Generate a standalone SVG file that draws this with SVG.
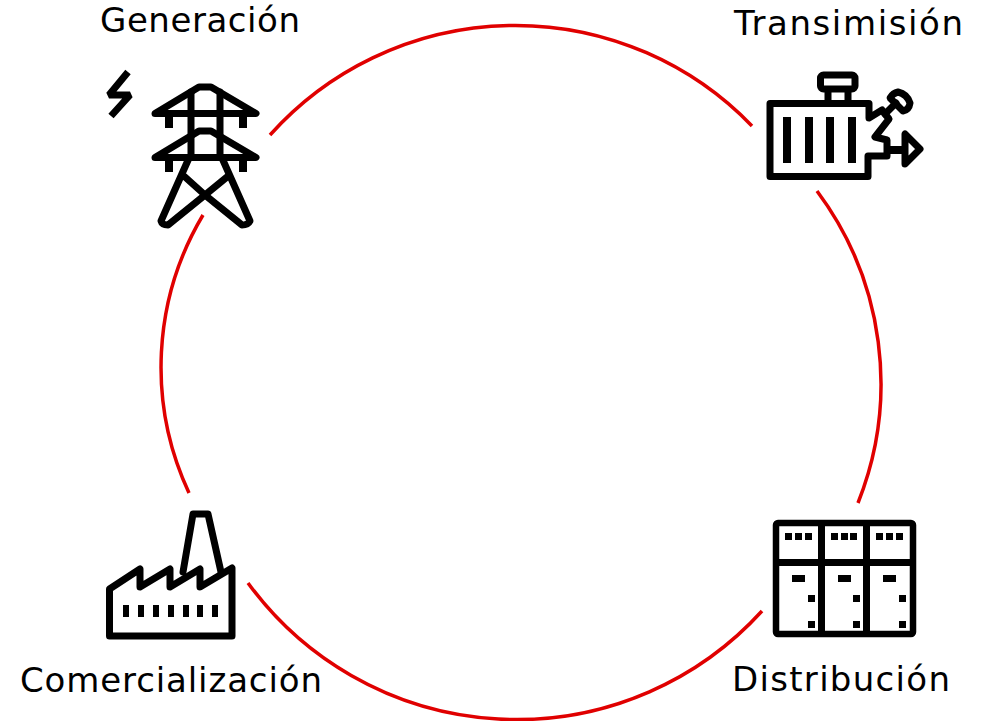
<svg xmlns="http://www.w3.org/2000/svg" width="989" height="721" viewBox="0 0 989 721">
<style>
text{font-family:"DejaVu Sans","Noto Sans","Liberation Sans",sans-serif;font-size:34px;fill:#000}
.arc{fill:none;stroke:#e00000;stroke-width:3.5}
.i{fill:none;stroke:#000;stroke-width:6.5;stroke-linejoin:round;stroke-linecap:round}
.h{stroke-width:7}
.f{fill:#000}
</style>
<rect width="989" height="721" fill="#fff"/>
<g id="connectors">
<path class="arc" d="M270 135A329 329 0 0 1 752 126"/>
<path class="arc" d="M817 191A322 322 0 0 1 858 503"/>
<path class="arc" d="M762 611A332 332 0 0 1 248 583"/>
<path class="arc" d="M189 493A297 297 0 0 1 203 215"/>
</g>
<g id="generacion">
<path d="M128 72L109 95H130L111 116" fill="none" stroke="#000" stroke-width="7" stroke-linejoin="bevel"/>
<g class="i h">
<path d="M155 113.500L199 87H211L256 113.500Z"/>
<path d="M155 157.500L199 131H211L256 157.500Z"/>
<path d="M191 92V157M220 92V157"/>
<path d="M189 158L161 221Q162 225 168 225L205 195L242 225Q248 225 250 221L222 158"/>
<path d="M185 177L205 195L227 177"/>
</g>
<path class="f" d="M165 113h8v15h-8zM239 113h8v15h-8zM165 157h8v15h-8zM239 157h8v15h-8z"/>
<text x="100" y="32" textLength="200" lengthAdjust="spacing">Generación</text>
</g>
<g id="transmision">
<g class="i h">
<rect x="820.500" y="75" width="34.500" height="14" rx="3"/>
<path d="M828 90V103M848 90V103"/>
<path d="M770 103.500H869V118L882 110L889 119L875 137L887 140V156H868V176.500H770Z"/>
<path d="M885 114L896 103"/>
<path d="M890 98Q893 93 898 92Q907 94 910 103Q909 110 903 111Z"/>
<path d="M905 134V164L920 149Z"/>
</g>
<path d="M887 150H905" stroke="#000" stroke-width="8" fill="none"/>
<path class="f" d="M783 117h8v46h-8zM805 117h8v46h-8zM826 117h8v46h-8zM848 117h8v46h-8z"/>
<text x="734" y="35" textLength="229" lengthAdjust="spacing">Transimisión</text>
</g>
<g id="distribucion">
<rect x="776" y="523" width="137" height="111" rx="2" fill="none" stroke="#000" stroke-width="6.500"/>
<path class="f" d="M818 520h7v116h-7zM863 520h7v116h-7zM776 559h138v7h-138z"/>
<path class="f" d="M785 533h7v7h-7zM795 533h7v7h-7zM805 533h7v7h-7zM831 533h7v7h-7zM841 533h7v7h-7zM850 533h7v7h-7zM876 533h7v7h-7zM886 533h7v7h-7zM896 533h7v7h-7zM792 575h13v7h-13zM838 575h13v7h-13zM883 575h13v7h-13zM808 595h7v7h-7zM853 595h7v7h-7zM899 595h7v7h-7zM808 621h7v7h-7zM853 621h7v7h-7zM899 621h7v7h-7z"/>
<text x="732" y="691" textLength="218" lengthAdjust="spacing">Distribución</text>
</g>
<g id="comercializacion">
<path class="i h" d="M109.500 636V589L140 569V587L170 569V587L200 569V587L232 568V636Z"/>
<path class="i h" d="M183 572L193 514H208L221 572"/>
<path class="f" d="M123 605h6v12h-6zM138 605h6v12h-6zM153 605h6v12h-6zM168 605h6v12h-6zM183 605h6v12h-6zM197 605h6v12h-6zM212 605h6v12h-6z"/>
<text x="20" y="692" textLength="302" lengthAdjust="spacing">Comercialización</text>
</g>
</svg>
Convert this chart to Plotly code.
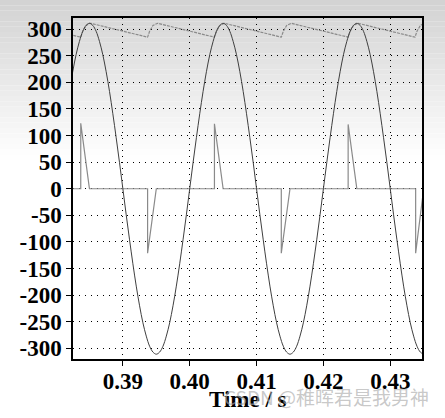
import numpy as np
import plotly.graph_objects as go

# ---------------- data ----------------
t_start = 0.382
t_step = 0.0005
# supply voltage (V), sampled every 0.5 ms from t = 0.382 s
supply_v = [183, 220, 252, 277, 296, 307, 311, 307, 296, 277,
            252, 220, 183, 141, 96, 49, 0, -49, -96, -141,
            -183, -220, -252, -277, -296, -307, -311, -307, -296, -277,
            -252, -220, -183, -141, -96, -49, 0, 49, 96, 141,
            183, 220, 252, 277, 296, 307, 311, 307, 296, 277,
            252, 220, 183, 141, 96, 49, 0, -49, -96, -141,
            -183, -220, -252, -277, -296, -307, -311, -307, -296, -277,
            -252, -220, -183, -141, -96, -49, 0, 49, 96, 141,
            183, 220, 252, 277, 296, 307, 311, 307, 296, 277,
            252, 220, 183, 141, 96, 49, 0, -49, -96, -141,
            -183, -220, -252, -277, -296, -307, -311]
supply_t = [round(t_start + i * t_step, 4) for i in range(len(supply_v))]

# capacitor (output) voltage
cap_t = [0.3820, 0.3837, 0.3840, 0.3845, 0.3850, 0.3852,
         0.3937, 0.3940, 0.3945, 0.3950, 0.3952,
         0.4037, 0.4040, 0.4045, 0.4050, 0.4052,
         0.4137, 0.4140, 0.4145, 0.4150, 0.4152,
         0.4237, 0.4240, 0.4245, 0.4250, 0.4252,
         0.4337, 0.4340, 0.4345, 0.4350]
cap_v = [290, 285, 296, 307, 311, 311,
         285, 296, 307, 311, 311,
         285, 296, 307, 311, 311,
         285, 296, 307, 311, 311,
         285, 296, 307, 311, 311,
         285, 296, 307, 311]

# input current pulses
cur_t = [0.3820, 0.3837, 0.3837, 0.3850, 0.3937, 0.3937, 0.3950,
         0.4037, 0.4037, 0.4050, 0.4137, 0.4137, 0.4150,
         0.4237, 0.4237, 0.4250, 0.4338, 0.4338, 0.4350]
cur_i = [0, 0, 123, 0, 0, -121, 0,
         0, 122, 0, 0, -121, 0,
         0, 121, 0, 0, -121, 0]

y_ticks = [300, 250, 200, 150, 100, 50, 0, -50, -100, -150, -200, -250, -300]
y_labels = ["300", "250", "200", "150", "100", "50", "0", "-50", "-100",
            "-150", "-200", "-250", "-300"]
x_ticks = [0.39, 0.40, 0.41, 0.42, 0.43]
x_labels = ["0.39", "0.40", "0.41", "0.42", "0.43"]

# ---------------- figure ----------------
fig = go.Figure()

fig.add_trace(go.Scatter(x=cap_t, y=cap_v, mode="lines",
                         line=dict(color="#8a8a8a", width=1.2, dash="3px,1px"),
                         showlegend=False))
fig.add_trace(go.Scatter(x=cur_t, y=cur_i, mode="lines",
                         line=dict(color="#8a8a8a", width=1.2),
                         showlegend=False))
fig.add_trace(go.Scatter(x=supply_t, y=supply_v, mode="lines",
                         line=dict(color="#3f3f3f", width=1, shape="spline"),
                         showlegend=False))

W, H = 445, 418
L, R, T, B = 73, 23, 18, 59
pw = W - L - R
ph = H - T - B

# grey gradient band at the top of the picture
shapes = []
n = 30
g_top, g_bot = 210, 255
band_px = 160
for k in range(n):
    y0px = band_px * k / n
    y1px = band_px * (k + 1) / n
    g = int(round(g_top + (g_bot - g_top) * (k + 0.5) / n))
    shapes.append(dict(type="rect", xref="paper", yref="paper", layer="below",
                       x0=-L / pw, x1=1 + R / pw,
                       y0=(H - B - y1px) / ph, y1=(H - B - y0px) / ph,
                       line=dict(width=0), fillcolor=f"rgb({g},{g},{g})"))

font_b = dict(family="Liberation Serif, Times New Roman, serif", size=23, color="black")

fig.update_layout(
    width=W, height=H,
    margin=dict(l=L, r=R, t=T, b=B),
    paper_bgcolor="white",
    plot_bgcolor="rgba(0,0,0,0)",
    shapes=shapes,
    xaxis=dict(range=[0.38254, 0.43475], tickvals=x_ticks,
               ticktext=[f"<b>{s}</b>" for s in x_labels],
               ticks="outside", ticklen=5, tickwidth=1, tickcolor="black",
               tickfont=font_b, ticklabelstandoff=-4,
               showline=True, linecolor="black", linewidth=1.5,
               mirror=True, showgrid=True, gridcolor="black", gridwidth=1,
               griddash="1px,5px", zeroline=False, automargin=False),
    yaxis=dict(range=[-320, 321], tickvals=y_ticks,
               ticktext=[f"<b>{s}</b>" for s in y_labels],
               ticks="outside", ticklen=5, tickwidth=1, tickcolor="black",
               tickfont=font_b, showline=True, linecolor="black", linewidth=1.5,
               mirror=True, showgrid=True, gridcolor="black", gridwidth=1,
               griddash="1px,5px", zeroline=False, automargin=False),
    annotations=[
        dict(text="<b>Time / s</b>", xref="paper", yref="paper",
             x=0.5, y=(H - B - 400) / ph, xanchor="center", yanchor="middle",
             showarrow=False, font=font_b),
        dict(text="CSDN @稚晖君是我男神", xref="paper", yref="paper",
             x=(431 - L) / pw, y=(H - B - 397) / ph,
             xanchor="right", yanchor="middle", showarrow=False,
             font=dict(family="Noto Sans CJK SC", size=19,
                       color="rgba(170,170,170,0.65)")),
    ],
)

fig.write_html("out.html",
               config={"displayModeBar": False},
               post_script="document.body.style.margin='0';"
                           "document.body.style.padding='0';")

# # #

#### [What is needed]
Collect, from the material above, every line containing the word "this".

#### [Answer]
Generate a standalone SVG file that draws this with SVG.
Convert this chart to Plotly code.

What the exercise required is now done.